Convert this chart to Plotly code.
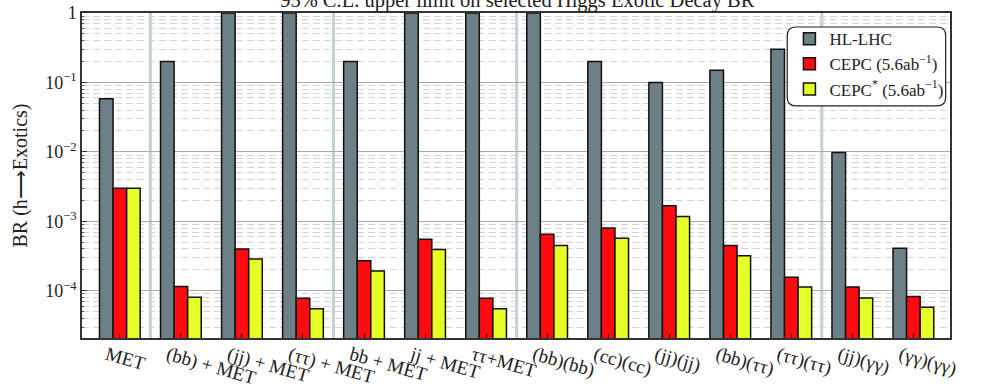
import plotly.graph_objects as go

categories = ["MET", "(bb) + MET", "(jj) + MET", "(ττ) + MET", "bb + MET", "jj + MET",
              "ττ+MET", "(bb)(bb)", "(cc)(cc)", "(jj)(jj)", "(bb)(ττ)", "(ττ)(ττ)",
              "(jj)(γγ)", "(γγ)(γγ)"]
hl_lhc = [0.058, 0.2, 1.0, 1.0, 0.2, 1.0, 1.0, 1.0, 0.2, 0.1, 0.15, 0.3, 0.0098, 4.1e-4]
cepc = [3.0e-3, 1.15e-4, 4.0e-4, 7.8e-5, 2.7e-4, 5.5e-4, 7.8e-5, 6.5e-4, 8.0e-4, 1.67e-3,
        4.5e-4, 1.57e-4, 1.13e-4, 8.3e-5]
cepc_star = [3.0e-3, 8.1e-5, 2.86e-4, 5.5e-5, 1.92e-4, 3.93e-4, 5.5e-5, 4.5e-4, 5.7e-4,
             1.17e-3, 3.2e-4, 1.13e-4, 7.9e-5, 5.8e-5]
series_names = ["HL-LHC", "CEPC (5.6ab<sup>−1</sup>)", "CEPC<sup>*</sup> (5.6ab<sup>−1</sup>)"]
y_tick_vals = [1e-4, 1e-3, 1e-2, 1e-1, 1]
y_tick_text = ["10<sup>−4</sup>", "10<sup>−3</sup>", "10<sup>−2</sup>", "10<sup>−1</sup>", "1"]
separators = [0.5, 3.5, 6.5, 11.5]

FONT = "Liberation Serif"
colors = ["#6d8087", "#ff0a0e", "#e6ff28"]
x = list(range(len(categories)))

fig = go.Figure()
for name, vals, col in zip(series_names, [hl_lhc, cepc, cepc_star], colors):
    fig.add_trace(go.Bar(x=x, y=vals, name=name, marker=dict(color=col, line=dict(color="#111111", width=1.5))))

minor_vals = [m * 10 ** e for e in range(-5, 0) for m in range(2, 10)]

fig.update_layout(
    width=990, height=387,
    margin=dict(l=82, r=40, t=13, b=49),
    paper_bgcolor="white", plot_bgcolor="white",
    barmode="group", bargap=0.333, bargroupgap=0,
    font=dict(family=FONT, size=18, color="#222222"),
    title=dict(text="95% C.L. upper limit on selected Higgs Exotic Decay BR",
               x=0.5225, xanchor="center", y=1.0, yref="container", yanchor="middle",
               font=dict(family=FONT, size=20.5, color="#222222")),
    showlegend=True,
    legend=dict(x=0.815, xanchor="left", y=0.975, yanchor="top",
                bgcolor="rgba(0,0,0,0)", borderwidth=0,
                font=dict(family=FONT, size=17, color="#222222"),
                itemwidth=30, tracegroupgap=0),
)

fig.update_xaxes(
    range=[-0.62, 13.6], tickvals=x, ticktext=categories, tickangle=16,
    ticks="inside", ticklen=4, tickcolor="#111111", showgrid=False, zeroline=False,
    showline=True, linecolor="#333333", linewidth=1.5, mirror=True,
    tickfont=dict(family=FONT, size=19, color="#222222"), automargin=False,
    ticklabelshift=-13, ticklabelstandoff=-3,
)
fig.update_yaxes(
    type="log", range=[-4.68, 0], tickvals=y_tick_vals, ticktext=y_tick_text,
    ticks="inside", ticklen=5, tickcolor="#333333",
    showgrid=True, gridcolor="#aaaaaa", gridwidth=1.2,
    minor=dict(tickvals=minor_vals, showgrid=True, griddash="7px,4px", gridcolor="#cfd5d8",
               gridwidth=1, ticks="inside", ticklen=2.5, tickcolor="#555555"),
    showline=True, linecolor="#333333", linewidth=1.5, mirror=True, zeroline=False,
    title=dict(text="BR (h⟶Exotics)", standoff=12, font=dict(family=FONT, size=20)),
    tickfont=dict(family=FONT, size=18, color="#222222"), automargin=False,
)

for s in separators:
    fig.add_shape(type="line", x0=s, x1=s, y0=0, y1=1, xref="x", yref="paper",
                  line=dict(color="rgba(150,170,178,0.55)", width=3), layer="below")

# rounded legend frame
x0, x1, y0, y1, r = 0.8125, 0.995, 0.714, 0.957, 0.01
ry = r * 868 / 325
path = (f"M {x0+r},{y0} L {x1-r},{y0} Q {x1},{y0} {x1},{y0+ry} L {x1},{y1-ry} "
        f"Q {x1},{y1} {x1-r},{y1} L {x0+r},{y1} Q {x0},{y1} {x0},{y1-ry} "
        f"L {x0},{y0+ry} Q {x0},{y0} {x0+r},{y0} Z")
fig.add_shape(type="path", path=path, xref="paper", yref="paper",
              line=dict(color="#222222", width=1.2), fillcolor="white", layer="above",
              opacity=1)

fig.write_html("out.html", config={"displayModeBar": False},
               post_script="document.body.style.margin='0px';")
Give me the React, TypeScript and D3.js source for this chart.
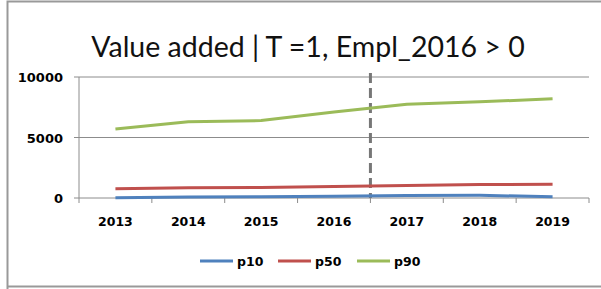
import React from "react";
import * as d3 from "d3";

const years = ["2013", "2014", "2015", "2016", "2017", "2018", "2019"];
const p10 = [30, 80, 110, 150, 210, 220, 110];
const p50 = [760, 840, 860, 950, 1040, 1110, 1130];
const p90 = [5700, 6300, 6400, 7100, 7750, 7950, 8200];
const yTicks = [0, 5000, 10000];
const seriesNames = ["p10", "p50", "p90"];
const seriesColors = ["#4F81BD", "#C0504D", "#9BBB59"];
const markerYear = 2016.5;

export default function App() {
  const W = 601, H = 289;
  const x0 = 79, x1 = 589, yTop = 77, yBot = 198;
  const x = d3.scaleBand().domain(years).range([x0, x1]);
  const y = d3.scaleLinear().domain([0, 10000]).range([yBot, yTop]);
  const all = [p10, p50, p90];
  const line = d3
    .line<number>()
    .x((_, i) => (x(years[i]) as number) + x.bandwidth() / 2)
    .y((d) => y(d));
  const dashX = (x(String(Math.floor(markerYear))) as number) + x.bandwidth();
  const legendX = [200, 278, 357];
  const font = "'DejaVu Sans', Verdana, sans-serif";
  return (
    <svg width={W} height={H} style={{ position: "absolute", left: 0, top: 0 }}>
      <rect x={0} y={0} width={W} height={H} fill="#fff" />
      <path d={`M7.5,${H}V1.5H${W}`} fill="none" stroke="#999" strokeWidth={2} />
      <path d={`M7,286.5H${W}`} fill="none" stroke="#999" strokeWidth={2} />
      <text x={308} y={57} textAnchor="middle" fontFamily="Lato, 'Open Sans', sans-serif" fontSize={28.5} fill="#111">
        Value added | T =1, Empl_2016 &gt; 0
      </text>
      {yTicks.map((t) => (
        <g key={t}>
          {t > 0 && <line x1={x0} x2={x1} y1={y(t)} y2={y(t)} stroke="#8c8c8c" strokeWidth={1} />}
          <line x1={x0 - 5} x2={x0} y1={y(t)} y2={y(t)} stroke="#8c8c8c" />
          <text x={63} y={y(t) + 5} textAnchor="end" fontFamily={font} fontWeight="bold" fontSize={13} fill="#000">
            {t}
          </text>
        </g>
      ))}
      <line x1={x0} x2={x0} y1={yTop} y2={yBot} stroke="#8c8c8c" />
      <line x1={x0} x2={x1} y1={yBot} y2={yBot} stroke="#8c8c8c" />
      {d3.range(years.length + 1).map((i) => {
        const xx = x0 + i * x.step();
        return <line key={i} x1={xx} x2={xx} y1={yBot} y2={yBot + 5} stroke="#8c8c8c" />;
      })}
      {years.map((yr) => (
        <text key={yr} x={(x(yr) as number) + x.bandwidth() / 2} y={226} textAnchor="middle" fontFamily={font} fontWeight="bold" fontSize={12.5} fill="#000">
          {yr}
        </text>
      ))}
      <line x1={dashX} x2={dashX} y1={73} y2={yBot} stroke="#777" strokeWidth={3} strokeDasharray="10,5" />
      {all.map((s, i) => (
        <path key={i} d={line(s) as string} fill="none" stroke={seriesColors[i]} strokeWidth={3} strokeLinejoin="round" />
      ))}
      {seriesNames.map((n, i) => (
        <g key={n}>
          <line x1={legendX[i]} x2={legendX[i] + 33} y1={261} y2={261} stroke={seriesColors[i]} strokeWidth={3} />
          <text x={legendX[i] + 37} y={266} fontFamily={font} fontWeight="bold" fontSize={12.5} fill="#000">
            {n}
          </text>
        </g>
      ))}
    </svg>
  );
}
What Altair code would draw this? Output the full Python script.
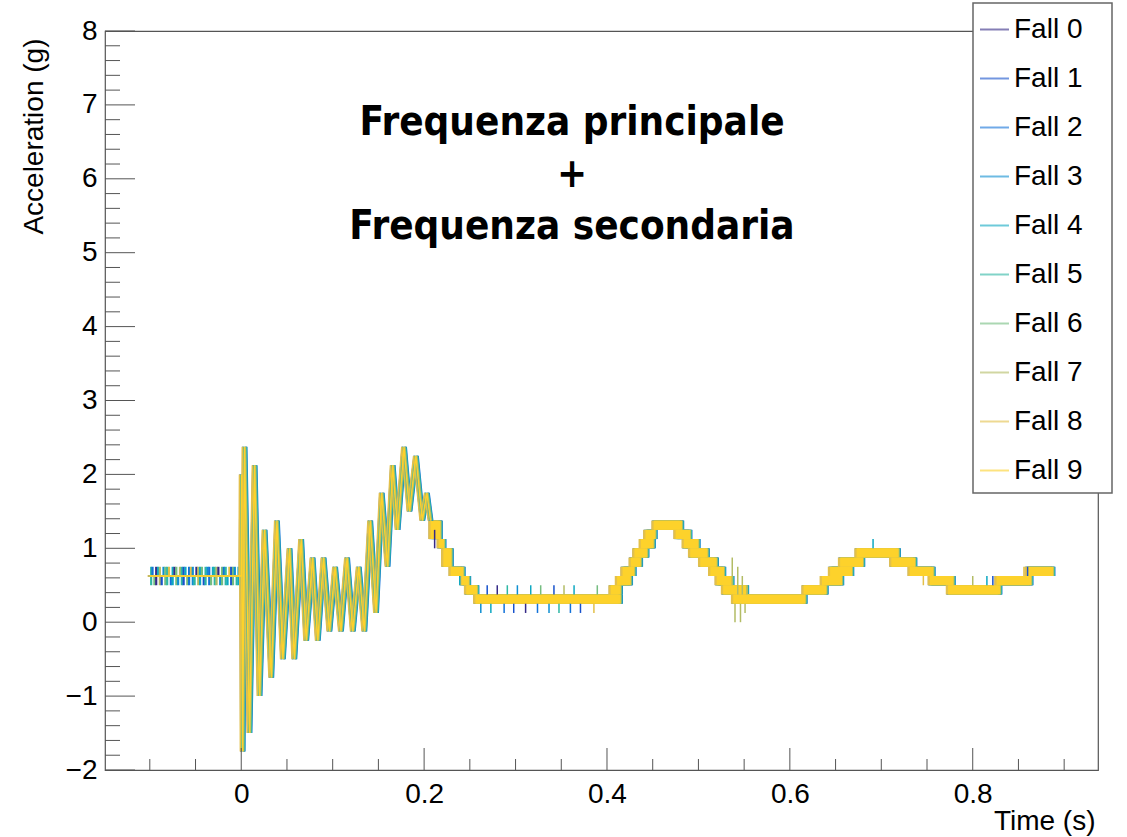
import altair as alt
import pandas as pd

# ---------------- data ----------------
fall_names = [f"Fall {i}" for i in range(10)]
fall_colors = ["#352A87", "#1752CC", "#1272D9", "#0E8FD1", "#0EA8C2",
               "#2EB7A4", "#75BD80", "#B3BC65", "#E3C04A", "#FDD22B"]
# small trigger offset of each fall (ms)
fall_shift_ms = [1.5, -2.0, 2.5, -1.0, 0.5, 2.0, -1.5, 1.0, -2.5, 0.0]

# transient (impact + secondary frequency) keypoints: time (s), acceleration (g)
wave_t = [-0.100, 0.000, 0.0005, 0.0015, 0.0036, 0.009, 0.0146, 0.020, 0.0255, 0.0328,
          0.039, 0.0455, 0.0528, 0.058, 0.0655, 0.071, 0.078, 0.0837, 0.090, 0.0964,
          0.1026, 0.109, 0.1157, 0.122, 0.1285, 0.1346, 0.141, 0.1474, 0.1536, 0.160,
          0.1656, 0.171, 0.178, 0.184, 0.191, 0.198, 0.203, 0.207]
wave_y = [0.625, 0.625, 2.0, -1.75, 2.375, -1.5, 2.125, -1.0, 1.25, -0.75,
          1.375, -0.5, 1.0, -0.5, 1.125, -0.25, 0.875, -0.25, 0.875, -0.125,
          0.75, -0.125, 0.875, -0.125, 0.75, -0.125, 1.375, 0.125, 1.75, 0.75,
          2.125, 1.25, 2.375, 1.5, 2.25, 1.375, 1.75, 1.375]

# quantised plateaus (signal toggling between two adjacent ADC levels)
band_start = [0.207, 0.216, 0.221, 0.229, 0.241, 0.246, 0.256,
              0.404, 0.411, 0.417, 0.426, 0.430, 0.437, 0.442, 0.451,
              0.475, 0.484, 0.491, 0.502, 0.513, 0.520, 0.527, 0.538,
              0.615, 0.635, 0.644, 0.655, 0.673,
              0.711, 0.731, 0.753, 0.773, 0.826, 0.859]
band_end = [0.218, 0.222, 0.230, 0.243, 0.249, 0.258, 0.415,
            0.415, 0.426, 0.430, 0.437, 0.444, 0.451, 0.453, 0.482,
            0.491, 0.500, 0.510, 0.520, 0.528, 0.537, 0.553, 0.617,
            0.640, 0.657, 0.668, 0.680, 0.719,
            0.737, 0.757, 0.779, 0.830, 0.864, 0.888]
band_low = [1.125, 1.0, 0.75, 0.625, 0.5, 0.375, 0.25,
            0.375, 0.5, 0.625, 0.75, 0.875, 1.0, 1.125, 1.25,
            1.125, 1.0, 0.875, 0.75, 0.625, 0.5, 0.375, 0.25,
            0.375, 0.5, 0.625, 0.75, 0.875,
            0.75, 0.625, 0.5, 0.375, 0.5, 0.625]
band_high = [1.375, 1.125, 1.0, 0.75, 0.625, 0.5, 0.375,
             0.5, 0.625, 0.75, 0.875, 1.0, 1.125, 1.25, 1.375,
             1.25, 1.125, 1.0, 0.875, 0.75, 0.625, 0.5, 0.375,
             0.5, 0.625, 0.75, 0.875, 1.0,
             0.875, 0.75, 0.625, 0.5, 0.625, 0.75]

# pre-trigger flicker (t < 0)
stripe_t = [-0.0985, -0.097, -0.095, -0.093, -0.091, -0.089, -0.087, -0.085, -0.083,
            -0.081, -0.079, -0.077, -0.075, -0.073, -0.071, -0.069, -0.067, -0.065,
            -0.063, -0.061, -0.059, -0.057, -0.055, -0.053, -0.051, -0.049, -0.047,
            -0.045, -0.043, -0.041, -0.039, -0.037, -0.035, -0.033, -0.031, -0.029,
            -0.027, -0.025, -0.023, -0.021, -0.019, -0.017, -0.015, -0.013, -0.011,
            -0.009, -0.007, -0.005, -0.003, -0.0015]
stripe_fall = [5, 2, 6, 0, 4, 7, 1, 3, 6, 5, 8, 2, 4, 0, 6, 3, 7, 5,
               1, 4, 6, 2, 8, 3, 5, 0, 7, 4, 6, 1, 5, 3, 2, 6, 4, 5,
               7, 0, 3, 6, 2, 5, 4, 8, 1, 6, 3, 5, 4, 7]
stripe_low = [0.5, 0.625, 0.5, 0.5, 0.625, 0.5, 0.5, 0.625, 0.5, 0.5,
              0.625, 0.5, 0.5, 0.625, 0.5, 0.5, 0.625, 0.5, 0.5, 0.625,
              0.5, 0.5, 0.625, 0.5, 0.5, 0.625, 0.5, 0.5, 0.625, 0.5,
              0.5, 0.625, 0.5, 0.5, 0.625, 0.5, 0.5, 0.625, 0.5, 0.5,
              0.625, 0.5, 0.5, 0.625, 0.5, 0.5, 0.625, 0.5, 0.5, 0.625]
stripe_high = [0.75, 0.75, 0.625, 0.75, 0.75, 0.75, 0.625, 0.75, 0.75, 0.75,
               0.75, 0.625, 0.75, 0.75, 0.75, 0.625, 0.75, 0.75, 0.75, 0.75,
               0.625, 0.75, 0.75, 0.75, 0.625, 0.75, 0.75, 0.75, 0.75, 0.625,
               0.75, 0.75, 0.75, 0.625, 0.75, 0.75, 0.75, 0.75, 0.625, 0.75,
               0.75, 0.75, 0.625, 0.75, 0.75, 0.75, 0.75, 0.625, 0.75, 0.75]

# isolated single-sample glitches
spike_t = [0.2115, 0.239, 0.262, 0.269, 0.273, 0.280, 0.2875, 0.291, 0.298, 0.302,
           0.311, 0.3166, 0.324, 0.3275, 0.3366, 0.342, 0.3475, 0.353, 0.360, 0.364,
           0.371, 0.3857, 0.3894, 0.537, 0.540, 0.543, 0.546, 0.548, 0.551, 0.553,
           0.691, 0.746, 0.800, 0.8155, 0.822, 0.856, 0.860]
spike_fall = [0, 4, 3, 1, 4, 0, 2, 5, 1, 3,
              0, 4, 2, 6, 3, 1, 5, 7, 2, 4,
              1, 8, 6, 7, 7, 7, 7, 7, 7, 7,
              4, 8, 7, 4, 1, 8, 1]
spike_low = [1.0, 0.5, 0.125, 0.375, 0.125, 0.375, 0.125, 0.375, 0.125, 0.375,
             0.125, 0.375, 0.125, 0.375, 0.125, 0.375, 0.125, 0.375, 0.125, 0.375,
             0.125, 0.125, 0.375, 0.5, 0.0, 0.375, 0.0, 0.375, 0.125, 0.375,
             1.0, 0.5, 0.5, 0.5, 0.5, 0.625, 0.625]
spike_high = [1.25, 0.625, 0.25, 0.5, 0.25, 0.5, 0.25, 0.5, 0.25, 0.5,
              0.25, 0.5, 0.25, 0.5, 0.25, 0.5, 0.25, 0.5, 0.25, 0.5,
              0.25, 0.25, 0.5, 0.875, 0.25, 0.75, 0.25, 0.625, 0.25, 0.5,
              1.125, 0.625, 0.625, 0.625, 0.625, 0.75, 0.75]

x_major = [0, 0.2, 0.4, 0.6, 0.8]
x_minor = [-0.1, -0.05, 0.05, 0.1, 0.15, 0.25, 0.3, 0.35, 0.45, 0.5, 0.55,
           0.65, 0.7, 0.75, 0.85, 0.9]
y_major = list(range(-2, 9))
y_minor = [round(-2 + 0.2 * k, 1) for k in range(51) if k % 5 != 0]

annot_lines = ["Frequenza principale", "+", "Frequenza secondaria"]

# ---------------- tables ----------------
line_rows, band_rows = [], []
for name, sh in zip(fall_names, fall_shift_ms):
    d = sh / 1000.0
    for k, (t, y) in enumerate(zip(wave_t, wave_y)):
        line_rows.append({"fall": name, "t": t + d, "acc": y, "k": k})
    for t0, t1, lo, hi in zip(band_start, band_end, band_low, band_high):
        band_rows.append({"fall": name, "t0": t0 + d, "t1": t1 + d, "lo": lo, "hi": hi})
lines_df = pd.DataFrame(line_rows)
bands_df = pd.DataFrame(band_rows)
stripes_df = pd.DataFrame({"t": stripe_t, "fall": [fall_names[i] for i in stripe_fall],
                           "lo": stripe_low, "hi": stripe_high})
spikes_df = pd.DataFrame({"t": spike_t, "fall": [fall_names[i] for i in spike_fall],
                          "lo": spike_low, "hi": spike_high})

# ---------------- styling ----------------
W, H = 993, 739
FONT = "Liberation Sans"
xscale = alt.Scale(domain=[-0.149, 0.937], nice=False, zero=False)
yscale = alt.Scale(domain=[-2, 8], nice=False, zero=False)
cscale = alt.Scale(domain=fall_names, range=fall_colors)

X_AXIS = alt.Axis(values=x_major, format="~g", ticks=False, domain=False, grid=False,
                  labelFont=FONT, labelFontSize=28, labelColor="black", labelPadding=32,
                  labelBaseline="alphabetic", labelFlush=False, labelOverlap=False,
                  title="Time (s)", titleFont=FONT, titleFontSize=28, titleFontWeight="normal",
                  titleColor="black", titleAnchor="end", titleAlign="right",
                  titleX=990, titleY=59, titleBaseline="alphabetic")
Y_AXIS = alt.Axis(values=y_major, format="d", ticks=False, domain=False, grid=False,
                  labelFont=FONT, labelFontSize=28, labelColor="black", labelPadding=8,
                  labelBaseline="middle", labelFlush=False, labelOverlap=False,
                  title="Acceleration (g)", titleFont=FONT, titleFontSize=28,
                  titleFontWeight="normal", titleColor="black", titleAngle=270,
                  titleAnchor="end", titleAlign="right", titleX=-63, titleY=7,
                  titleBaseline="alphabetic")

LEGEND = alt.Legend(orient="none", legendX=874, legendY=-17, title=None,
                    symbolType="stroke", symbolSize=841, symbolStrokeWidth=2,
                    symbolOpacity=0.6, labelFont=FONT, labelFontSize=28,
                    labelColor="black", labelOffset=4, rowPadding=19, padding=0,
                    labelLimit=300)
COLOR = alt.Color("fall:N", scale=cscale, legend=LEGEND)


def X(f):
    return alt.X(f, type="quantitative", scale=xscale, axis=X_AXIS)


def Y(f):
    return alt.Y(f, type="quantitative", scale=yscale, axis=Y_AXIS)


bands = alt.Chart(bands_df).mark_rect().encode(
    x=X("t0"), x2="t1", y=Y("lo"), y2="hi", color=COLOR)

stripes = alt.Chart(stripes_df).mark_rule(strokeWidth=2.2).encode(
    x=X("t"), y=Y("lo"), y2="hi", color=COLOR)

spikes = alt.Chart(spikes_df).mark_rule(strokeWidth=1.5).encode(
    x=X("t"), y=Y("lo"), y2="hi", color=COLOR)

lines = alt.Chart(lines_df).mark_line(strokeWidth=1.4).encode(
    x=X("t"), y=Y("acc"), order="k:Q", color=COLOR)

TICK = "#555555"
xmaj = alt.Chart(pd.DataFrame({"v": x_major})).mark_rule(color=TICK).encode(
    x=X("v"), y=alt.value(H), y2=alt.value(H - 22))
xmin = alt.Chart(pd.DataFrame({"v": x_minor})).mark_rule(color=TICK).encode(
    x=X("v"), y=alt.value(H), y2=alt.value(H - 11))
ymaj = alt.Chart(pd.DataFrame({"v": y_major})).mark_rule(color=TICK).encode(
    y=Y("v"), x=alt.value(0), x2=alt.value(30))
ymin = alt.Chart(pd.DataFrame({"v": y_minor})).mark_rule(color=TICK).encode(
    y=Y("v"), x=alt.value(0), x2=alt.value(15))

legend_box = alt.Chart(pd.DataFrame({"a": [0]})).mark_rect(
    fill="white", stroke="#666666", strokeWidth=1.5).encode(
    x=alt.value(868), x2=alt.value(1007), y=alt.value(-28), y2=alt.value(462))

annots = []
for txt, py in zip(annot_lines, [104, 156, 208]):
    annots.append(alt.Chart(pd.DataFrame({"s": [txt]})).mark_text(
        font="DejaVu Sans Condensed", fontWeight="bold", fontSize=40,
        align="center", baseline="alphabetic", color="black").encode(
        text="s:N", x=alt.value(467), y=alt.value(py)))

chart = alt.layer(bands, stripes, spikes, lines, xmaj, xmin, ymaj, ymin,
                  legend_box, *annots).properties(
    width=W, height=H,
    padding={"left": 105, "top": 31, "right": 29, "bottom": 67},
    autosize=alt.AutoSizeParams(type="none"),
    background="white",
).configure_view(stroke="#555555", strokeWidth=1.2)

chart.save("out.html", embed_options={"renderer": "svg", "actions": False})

> _WHAT IS ASKED_
Leaving the pictures out, write out exactly the lines from the line containing "What Altair code" through the line containing "import pandas as pd", both included.

> _OUTPUT BELOW_
What Altair code would draw this? Output the full Python script.
import altair as alt
import pandas as pd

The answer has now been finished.